"Le réveil a sonné, il faut tenter de vivre"
Après un premier album qui a ouvert les années 2010 en beauté, James Mercer et Danger Mouse reviennent avec un After The Disco maîtrisé mais consensuel.
La rencontre de James Mercer (chanteur et leader des Shins) et de Danger Mouse (producteur à succès qu’on ne présente plus) remonte à 2004. Il aura fallu attendre 2008 pour qu’ils commencent à travailler ensemble, donnant ainsi naissance deux ans plus tard à Broken Bells ainsi qu’à un album éponyme, très bien reçu par la critique et par les amateurs de rock indépendant. Un disque mémorable, où opérait la collision entre une voix candide et des instrumentations inspirantes et inspirées, exploration de la pop sous toutes ses dimensions sans fausse note ni redondance.

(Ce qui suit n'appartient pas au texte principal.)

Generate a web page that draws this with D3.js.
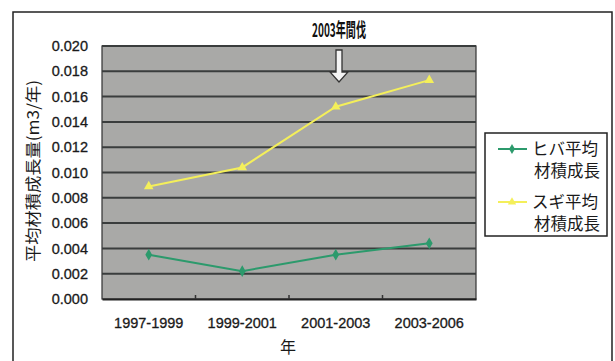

Quatre ans plus tard, les deux comparses remettent le couvert sans rien changer à la recette : une production impeccable, des mélodies paisibles… Les deux singles, After The Disco et Holding On For Life, annoncent un album résolument pop, dans la veine du premier opus. Si l’album propose une ouverture synthétique assez audacieuse avec Perfect World, on regagne très vite les sentiers battus avec des arrangements caractéristiques qui produisent ces vibrations tamisées qu’affectionne Danger Mouse. La voix candide de Mercer fonctionne toujours à merveille. Avec aisance, After The Disco explore la désillusion des lendemains de ces fêtes où tout semble possible, pour mieux s’évanouir alors que la vie reprend son cours… horizon que l’on retrouve dans les courts-métrages accompagnant l’album, réalisés par Jacob Gentry. Dans une esthétique SF rétro-futuriste, le héros se retrouve pris au piège d’une vieillesse prématurée et des occasions manquées donnant lieu à un final profondément pessimiste, en accord avec un The Remains Of Rock & Roll qui nous invite à délaisser les espérances d’autrefois pour redescendre sur terre et aller de l’avant.
Alors que l’album présente une véritable cohérence, pas question de s’enflammer. L’ensemble est exécuté avec maîtrise, mais manque cruellement de panache, là où son prédécesseur se plaisait à jouer avec les influences et les registres. Il faut dire que l’album arrive dans un certain contexte. La quarantaine approchant, Danger Mouse a à son compte une carrière accomplie. Il a suscité la controverse avec son Grey Album, produit les plus grands (Gorillaz, MF DOOM, The Black Keys, Norah Jones), a connu le succès avec son groupe Gnarls Barkley et ses collaborations avec Sparklehorse et David Lynch… Quant à James Mercer, l’alliance de la lyre et de la plume est toujours au rendez-vous, mais moins passionnée que ce que l’on avait pu avoir avec The Shins. Le cycle atone qui suivit la sortie de Broken Bells – cette fournée d’albums doucement proprets pour l’un, un Port Of Morrow gentillet pour l’autre – devait nous mettre la puce à l’oreille. Comme si ce pessimisme avait envahit le processus créatif, comme si le duo n’avait plus rien à prouver.
After The Disco est indéniablement un album soigné et plaisant. Peut-être arrive-t-il simplement au moment où, dans une carrière, l’ambition est dépassée par l’expérience.